SECTION 3. Chapter 110D of the General Laws is further amended in section 1 by striking the first paragraph of subsection (e) and inserting in place the following:

“(e) "Issuing public corporation", a corporation to which paragraph (a) of section 17.01 of chapter- 156D apply, a gas or electric company or combined gas and electric company to which. section 3 of chapter 164 apply or an association or trust which pursuant to said section 3 of said chapter 164 owns beneficially a majority of the common stock of such a company, or an association or trust which is a listed closed-end fund; provided, however, that, except in the case of a listed closed-end fund, such issuing public corporation has:”.

SECTION 4. Chapter 110D of the General Laws is further amended by adding at the end of section 1 thereof, the following subsections:

“(g) “1940 Act”, the Investment Company Act of 1940, as amended (15 U.S.C. § 80a-1 et seq.) or any successor statute thereto.

(h) “Listed closed-end fund”, an association or trust subject to chapter 182 and registered under the 1940 Act as a closed-end management investment company that has a class of equity securities listed on a national securities exchange or designated for trading on the National Association of Securities Dealers Automated Quotation System (NASDAQ).”

SECTION 5. Section 2 of chapter 110D is amended by adding at the end thereof the following subsection:

“(f) The foregoing paragraphs (a), (b), (c) and (d) shall not apply to issuing public corporations that are listed closed-end funds. In the case of an issuing public corporation that is a listed closed-end fund, notwithstanding any contrary provision in the articles of organization or by-laws or other governing documents of a listed closed-end fund as in effect on July thirty-first, two thousand and twenty-six, a person who is the holder of the shares of such listed closed-end fund that are acquired in a control share acquisition shall have only such voting rights as are authorized pursuant to section five, except to the extent that the acquisition of beneficial interests specifically, generally, or generally by types, has been approved, ratified or exempted by a provision in the articles of organization or by-laws of such listed closed-end fund adopted by the directors thereof, including a majority of such directors who are not “interested persons” of such listed closed-end fund within the meaning of the 1940 Act, provided, however, that such adoption shall have been based upon a finding by such directors that such provision is in the best interest of such listed closed-end fund.”

SECTION 6. Chapter 110D is further amended in section 5 by adding to the end of the first sentence after “special meeting of stockholders” the following: “or, with respect to a listed closed-end fund, as otherwise set forth in subparagraph (f) of section 2 of this chapter.”

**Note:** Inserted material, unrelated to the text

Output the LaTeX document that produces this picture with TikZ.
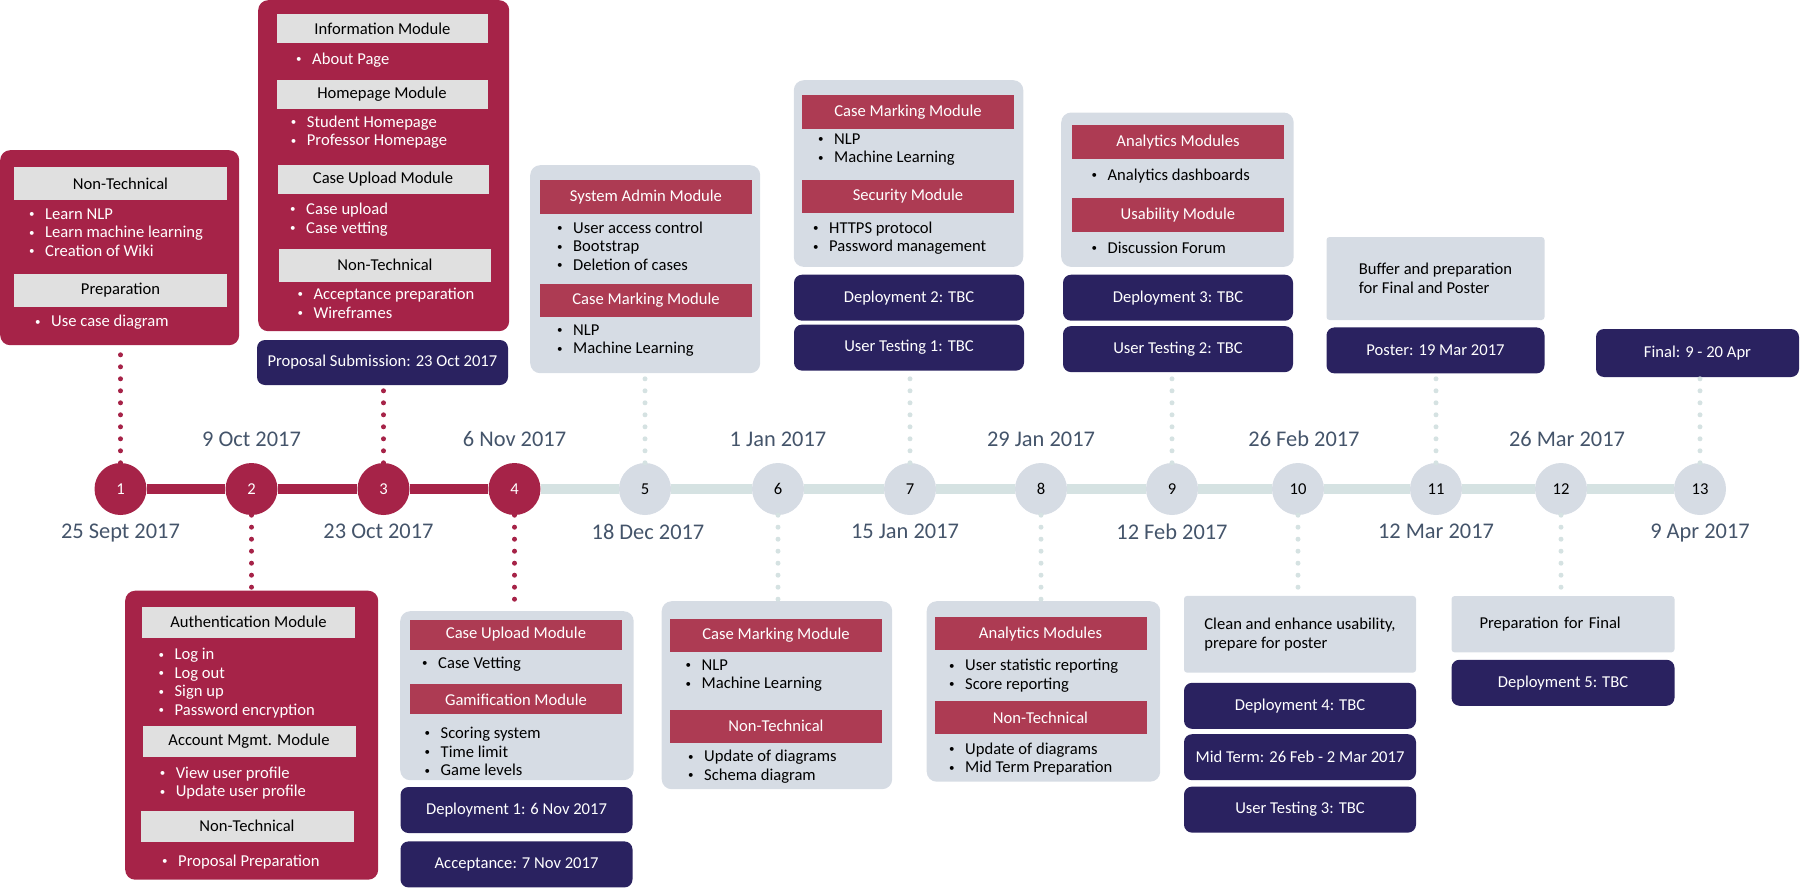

SECTION 7. Chapter 110D is further amended by adding at the end of section 6, the following subsection:

“(d)This section six shall not apply to a listed closed-end fund.”

SECTION 8. Section 7 of chapter 110D is hereby amended by adding at the end thereof the following: “This section seven shall not apply to a listed closed-end fund.”

SECTION 9. Chapter 110D of the General Laws is amended in section 8 by adding, in the second sentence after the word “extent”, the following: “consistent with this chapter and”.